• [Written problem]
Repeat all the records exactly, omitting pictures.

------------------------------------------------------------

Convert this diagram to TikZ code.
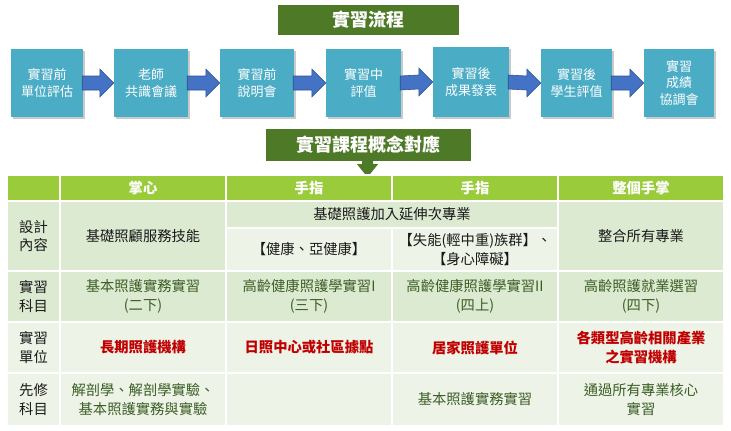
\documentclass[tikz,border=0pt]{standalone}
\usepackage{fontspec}
\newfontfamily\cjk{Noto Sans CJK TC}
\usetikzlibrary{calc,shadows}
\definecolor{flowblue}{HTML}{4BACC6}
\definecolor{arrblue}{HTML}{4472C4}
\definecolor{arrborder}{HTML}{2F528F}
\definecolor{titlegreen}{HTML}{4E7A28}
\definecolor{headgreen}{HTML}{9ACB3A}
\definecolor{rowdark}{HTML}{DDEAD2}
\definecolor{rowlight}{HTML}{EDF3E7}
\definecolor{txtgreen}{HTML}{3B5E25}
\definecolor{txtred}{HTML}{C00000}
\tikzset{
  flowbox/.style={fill=flowblue, text=white, minimum height=68pt, inner sep=0pt, align=center,
    font=\cjk\fontsize{13}{16.5}\selectfont,
    drop shadow={shadow xshift=2pt, shadow yshift=-2pt, opacity=0.35, fill=black!60}},
  flowarrow/.style={fill=arrblue, draw=arrborder, line width=0.6pt, line join=miter},
  titlebox/.style={fill=titlegreen, text=white, inner sep=0pt, align=center,
    font=\cjk\bfseries\fontsize{18}{20}\selectfont},
  cell/.style={draw=white, line width=2pt, inner sep=0pt, outer sep=0pt, align=center,
    font=\cjk\fontsize{14.3}{18.5}\selectfont},
  headtxt/.style={text=white, font=\cjk\bfseries\fontsize{14.3}{18.5}\selectfont},
  greentxt/.style={text=txtgreen},
  redtxt/.style={text=txtred, font=\cjk\bfseries\fontsize{14.3}{18.5}\selectfont},
  blacktxt/.style={text=black!90},
}
\newcommand\tcell[7]{\node[cell,fill=#6,minimum width={(#4-#2)*1pt},minimum height={(#5-#3)*1pt},#7] (#1) at ({(#2+#4)/2},{(#3+#5)/2})}
\newcommand\flowarr[2]{\draw[flowarrow] ($(#1.east)+(-1,-7)$) -- ($(#2.west)+(-14,-7)$) -- ($(#2.west)+(-14,-14)$) -- (#2.west) -- ($(#2.west)+(-14,14)$) -- ($(#2.west)+(-14,7)$) -- ($(#1.east)+(-1,7)$) -- cycle;}
\begin{document}
\begin{tikzpicture}[x=1pt,y=-1pt]
\useasboundingbox (0,0) rectangle (731,431);
% title 1
\node[titlebox, minimum width=181pt, minimum height=30pt] (t1) at (368.5,20) {實習流程};
% flow boxes
\node[flowbox, minimum width=72pt] (b1) at (47,83) {實習前\\單位評估};
\node[flowbox, minimum width=74pt] (b2) at (151,83) {老師\\共識會議};
\node[flowbox, minimum width=74pt] (b3) at (257,83) {實習前\\說明會};
\node[flowbox, minimum width=75pt] (b4) at (363.5,83) {實習中\\評值};
\node[flowbox, minimum width=76pt, minimum height=70pt] (b5) at (471,82) {實習後\\成果發表};
\node[flowbox, minimum width=71pt] (b6) at (576.5,83) {實習後\\學生評值};
\node[flowbox, minimum width=70pt] (b7) at (679,83) {實習\\成績\\協調會};
\flowarr{b1}{b2}
\flowarr{b2}{b3}
\flowarr{b3}{b4}
\flowarr{b4}{b5}
\flowarr{b5}{b6}
\flowarr{b6}{b7}
% title 2
\node[titlebox, minimum width=205pt, minimum height=32pt] (t2) at (368.5,145) {實習課程概念對應};
\coordinate (dtip) at ($(t2.south)+(-1,16)$);
\fill[titlegreen] ($(t2.south)+(-6.5,-1)$) -- ($(t2.south)+(-6.5,3)$) -- ($(t2.south)+(-11.5,3)$) -- (dtip) -- ($(t2.south)+(9.5,3)$) -- ($(t2.south)+(4.5,3)$) -- ($(t2.south)+(4.5,-1)$) -- cycle;
% header row
\tcell{h0}{7}{175}{60}{201}{headgreen}{headtxt}{};
\tcell{h1}{60}{175}{226}{201}{headgreen}{headtxt}{掌心};
\tcell{h2}{226}{175}{392}{201}{headgreen}{headtxt}{手指};
\tcell{h3}{392}{175}{558}{201}{headgreen}{headtxt}{手指};
\tcell{h4}{558}{175}{724}{201}{headgreen}{headtxt}{整個手掌};
% row 1
\tcell{r1c0}{7}{201}{60}{271}{rowdark}{blacktxt}{設計\\內容};
\tcell{r1c1}{60}{201}{226}{271}{rowdark}{blacktxt}{基礎照顧服務技能};
\tcell{r1c23}{226}{201}{558}{228}{rowdark}{blacktxt}{基礎照護加入延伸次專業};
\tcell{r1c2}{226}{228}{392}{271}{rowlight}{blacktxt}{【健康、亞健康】};
\tcell{r1c3}{392}{228}{558}{271}{rowlight}{blacktxt}{【失能(輕中重)族群】、\\【身心障礙】};
\tcell{r1c4}{558}{201}{724}{271}{rowdark}{blacktxt}{整合所有專業};
% row 2
\tcell{r2c0}{7}{271}{60}{322}{rowdark}{blacktxt}{實習\\科目};
\tcell{r2c1}{60}{271}{226}{322}{rowdark}{greentxt}{基本照護實務實習\\(二下)};
\tcell{r2c2}{226}{271}{392}{322}{rowdark}{greentxt}{高齡健康照護學實習I\\(三下)};
\tcell{r2c3}{392}{271}{558}{322}{rowdark}{greentxt}{高齡健康照護學實習II\\(四上)};
\tcell{r2c4}{558}{271}{724}{322}{rowdark}{greentxt}{高齡照護就業選習\\(四下)};
% row 3
\tcell{r3c0}{7}{322}{60}{373}{rowlight}{blacktxt}{實習\\單位};
\tcell{r3c1}{60}{322}{226}{373}{rowlight}{redtxt}{長期照護機構};
\tcell{r3c2}{226}{322}{392}{373}{rowlight}{redtxt}{日照中心或社區據點};
\tcell{r3c3}{392}{322}{558}{373}{rowlight}{redtxt}{居家照護單位};
\tcell{r3c4}{558}{322}{724}{373}{rowlight}{redtxt}{各類型高齡相關產業\\之實習機構};
% row 4
\tcell{r4c0}{7}{373}{60}{426}{rowlight}{blacktxt}{先修\\科目};
\tcell{r4c1}{60}{373}{226}{426}{rowlight}{greentxt}{解剖學、解剖學實驗、\\基本照護實務與實驗};
\tcell{r4c2}{226}{373}{392}{426}{rowlight}{greentxt}{};
\tcell{r4c3}{392}{373}{558}{426}{rowlight}{greentxt}{基本照護實務實習};
\tcell{r4c4}{558}{373}{724}{426}{rowlight}{greentxt}{通過所有專業核心\\實習};
\end{tikzpicture}
\end{document}
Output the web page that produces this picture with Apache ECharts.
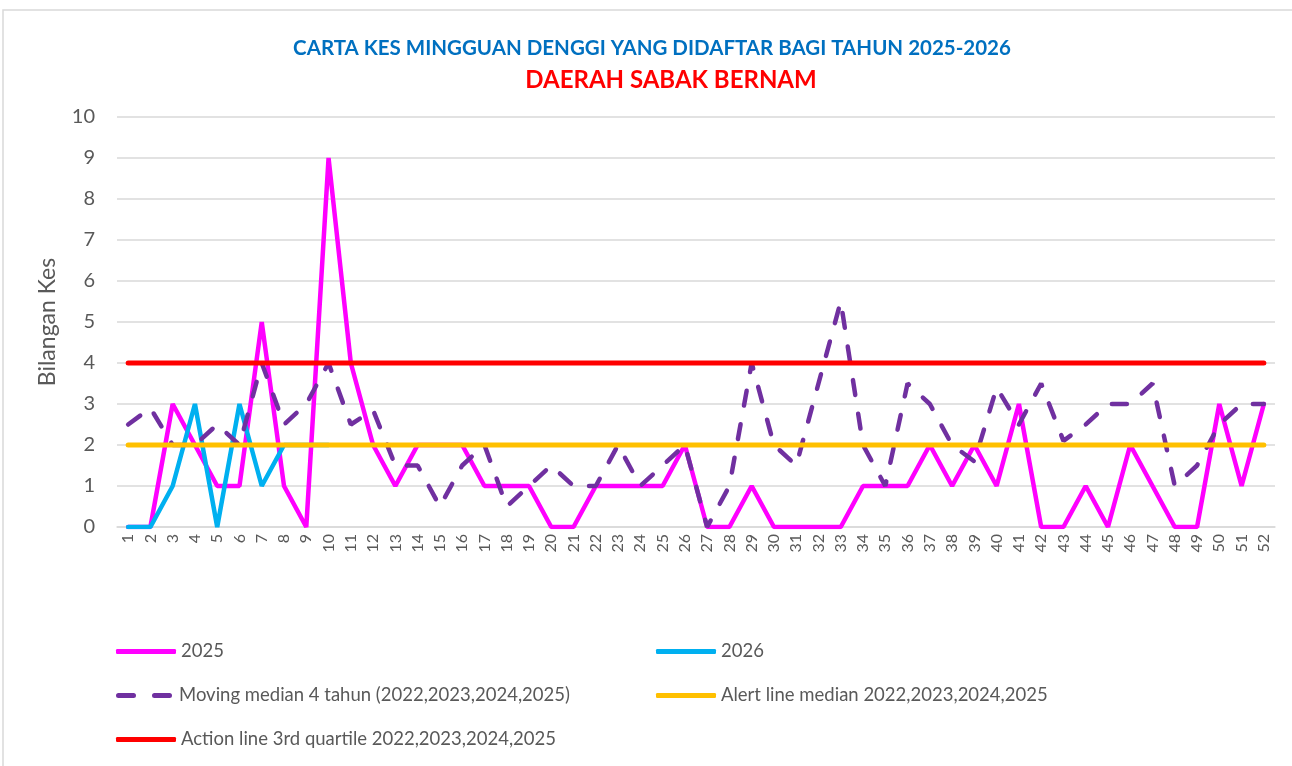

------------------------------------------------------------

• [Completed task]
Convert this diagram to TikZ code.
\documentclass[tikz,border=0pt]{standalone}
\usepackage{fontspec}
\newfontfamily\cjk{Noto Sans CJK TC}
\usetikzlibrary{calc,shadows}
\definecolor{flowblue}{HTML}{4BACC6}
\definecolor{arrblue}{HTML}{4472C4}
\definecolor{arrborder}{HTML}{2F528F}
\definecolor{titlegreen}{HTML}{4E7A28}
\definecolor{headgreen}{HTML}{9ACB3A}
\definecolor{rowdark}{HTML}{DDEAD2}
\definecolor{rowlight}{HTML}{EDF3E7}
\definecolor{txtgreen}{HTML}{3B5E25}
\definecolor{txtred}{HTML}{C00000}
\tikzset{
  flowbox/.style={fill=flowblue, text=white, minimum height=68pt, inner sep=0pt, align=center,
    font=\cjk\fontsize{13}{16.5}\selectfont,
    drop shadow={shadow xshift=2pt, shadow yshift=-2pt, opacity=0.35, fill=black!60}},
  flowarrow/.style={fill=arrblue, draw=arrborder, line width=0.6pt, line join=miter},
  titlebox/.style={fill=titlegreen, text=white, inner sep=0pt, align=center,
    font=\cjk\bfseries\fontsize{18}{20}\selectfont},
  cell/.style={draw=white, line width=2pt, inner sep=0pt, outer sep=0pt, align=center,
    font=\cjk\fontsize{14.3}{18.5}\selectfont},
  headtxt/.style={text=white, font=\cjk\bfseries\fontsize{14.3}{18.5}\selectfont},
  greentxt/.style={text=txtgreen},
  redtxt/.style={text=txtred, font=\cjk\bfseries\fontsize{14.3}{18.5}\selectfont},
  blacktxt/.style={text=black!90},
}
\newcommand\tcell[7]{\node[cell,fill=#6,minimum width={(#4-#2)*1pt},minimum height={(#5-#3)*1pt},#7] (#1) at ({(#2+#4)/2},{(#3+#5)/2})}
\newcommand\flowarr[2]{\draw[flowarrow] ($(#1.east)+(-1,-7)$) -- ($(#2.west)+(-14,-7)$) -- ($(#2.west)+(-14,-14)$) -- (#2.west) -- ($(#2.west)+(-14,14)$) -- ($(#2.west)+(-14,7)$) -- ($(#1.east)+(-1,7)$) -- cycle;}
\begin{document}
\begin{tikzpicture}[x=1pt,y=-1pt]
\useasboundingbox (0,0) rectangle (731,431);
% title 1
\node[titlebox, minimum width=181pt, minimum height=30pt] (t1) at (368.5,20) {實習流程};
% flow boxes
\node[flowbox, minimum width=72pt] (b1) at (47,83) {實習前\\單位評估};
\node[flowbox, minimum width=74pt] (b2) at (151,83) {老師\\共識會議};
\node[flowbox, minimum width=74pt] (b3) at (257,83) {實習前\\說明會};
\node[flowbox, minimum width=75pt] (b4) at (363.5,83) {實習中\\評值};
\node[flowbox, minimum width=76pt, minimum height=70pt] (b5) at (471,82) {實習後\\成果發表};
\node[flowbox, minimum width=71pt] (b6) at (576.5,83) {實習後\\學生評值};
\node[flowbox, minimum width=70pt] (b7) at (679,83) {實習\\成績\\協調會};
\flowarr{b1}{b2}
\flowarr{b2}{b3}
\flowarr{b3}{b4}
\flowarr{b4}{b5}
\flowarr{b5}{b6}
\flowarr{b6}{b7}
% title 2
\node[titlebox, minimum width=205pt, minimum height=32pt] (t2) at (368.5,145) {實習課程概念對應};
\coordinate (dtip) at ($(t2.south)+(-1,16)$);
\fill[titlegreen] ($(t2.south)+(-6.5,-1)$) -- ($(t2.south)+(-6.5,3)$) -- ($(t2.south)+(-11.5,3)$) -- (dtip) -- ($(t2.south)+(9.5,3)$) -- ($(t2.south)+(4.5,3)$) -- ($(t2.south)+(4.5,-1)$) -- cycle;
% header row
\tcell{h0}{7}{175}{60}{201}{headgreen}{headtxt}{};
\tcell{h1}{60}{175}{226}{201}{headgreen}{headtxt}{掌心};
\tcell{h2}{226}{175}{392}{201}{headgreen}{headtxt}{手指};
\tcell{h3}{392}{175}{558}{201}{headgreen}{headtxt}{手指};
\tcell{h4}{558}{175}{724}{201}{headgreen}{headtxt}{整個手掌};
% row 1
\tcell{r1c0}{7}{201}{60}{271}{rowdark}{blacktxt}{設計\\內容};
\tcell{r1c1}{60}{201}{226}{271}{rowdark}{blacktxt}{基礎照顧服務技能};
\tcell{r1c23}{226}{201}{558}{228}{rowdark}{blacktxt}{基礎照護加入延伸次專業};
\tcell{r1c2}{226}{228}{392}{271}{rowlight}{blacktxt}{【健康、亞健康】};
\tcell{r1c3}{392}{228}{558}{271}{rowlight}{blacktxt}{【失能(輕中重)族群】、\\【身心障礙】};
\tcell{r1c4}{558}{201}{724}{271}{rowdark}{blacktxt}{整合所有專業};
% row 2
\tcell{r2c0}{7}{271}{60}{322}{rowdark}{blacktxt}{實習\\科目};
\tcell{r2c1}{60}{271}{226}{322}{rowdark}{greentxt}{基本照護實務實習\\(二下)};
\tcell{r2c2}{226}{271}{392}{322}{rowdark}{greentxt}{高齡健康照護學實習I\\(三下)};
\tcell{r2c3}{392}{271}{558}{322}{rowdark}{greentxt}{高齡健康照護學實習II\\(四上)};
\tcell{r2c4}{558}{271}{724}{322}{rowdark}{greentxt}{高齡照護就業選習\\(四下)};
% row 3
\tcell{r3c0}{7}{322}{60}{373}{rowlight}{blacktxt}{實習\\單位};
\tcell{r3c1}{60}{322}{226}{373}{rowlight}{redtxt}{長期照護機構};
\tcell{r3c2}{226}{322}{392}{373}{rowlight}{redtxt}{日照中心或社區據點};
\tcell{r3c3}{392}{322}{558}{373}{rowlight}{redtxt}{居家照護單位};
\tcell{r3c4}{558}{322}{724}{373}{rowlight}{redtxt}{各類型高齡相關產業\\之實習機構};
% row 4
\tcell{r4c0}{7}{373}{60}{426}{rowlight}{blacktxt}{先修\\科目};
\tcell{r4c1}{60}{373}{226}{426}{rowlight}{greentxt}{解剖學、解剖學實驗、\\基本照護實務與實驗};
\tcell{r4c2}{226}{373}{392}{426}{rowlight}{greentxt}{};
\tcell{r4c3}{392}{373}{558}{426}{rowlight}{greentxt}{基本照護實務實習};
\tcell{r4c4}{558}{373}{724}{426}{rowlight}{greentxt}{通過所有專業核心\\實習};
\end{tikzpicture}
\end{document}
Output the web page that produces this picture with Apache ECharts.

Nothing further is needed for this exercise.